Don Seeman, Emory University:The best recent ethnography of state bureaucratic practice in Israel and the best ethnography of state-assisted conversion more broadly. With clarity of prose, pathbreaking ethnography, and a humanizing argument, Kravel-Tovi’s work moves beyond accounts that treat ‘the state’ as a monolithic and inimical entity. Real people—rabbis, converts, and state workers—emerge from these pages, not stick figures of the sociological imagination.
Leora Batnitzky, Princeton University:When the State Winks is an excellent, original work that uniquely situates its analysis not just within an anthropological framework but also within a broad, humanistic one. Kravel-Tovi tells a compelling story about the political and personal complexities of conversion in Israel that will be of interest to anthropologists, sociologists, and historians as well as scholars of Judaism and religion more generally.
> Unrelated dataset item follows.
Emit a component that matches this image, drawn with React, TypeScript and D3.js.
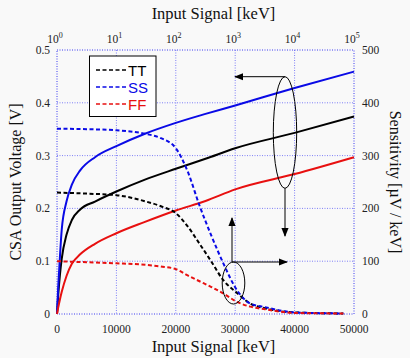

Tanya Luhrmann, Stanford University:The question of who is allowed to convert to Judaism in Israel, and how and when, is deeply charged with both spiritual and political commitments. Kravel-Tovi's insightful, thoughtful book helps us to understand the nature of these contradictions and their consequences and the way that converts themselves come to experience their conversion.
Michael Herzfeld, Harvard University:In this probe of state-religion relations in Israel, Michal Kravel-Tovi brings the critical but sympathetic curiosity of a skilled ethnographer to explore the use of religious conversion for the purpose of creating national belonging. Addressing the substantial divergence between rabbinical practice and theological ideals and portraying converts whose reasons for choosing Judaism are often practical rather than spiritual, she shows how officials of state as well as rabbinical judges wink collusively at the short shrift given to doctrinal requirements in favor of well-trained performances of sincerity.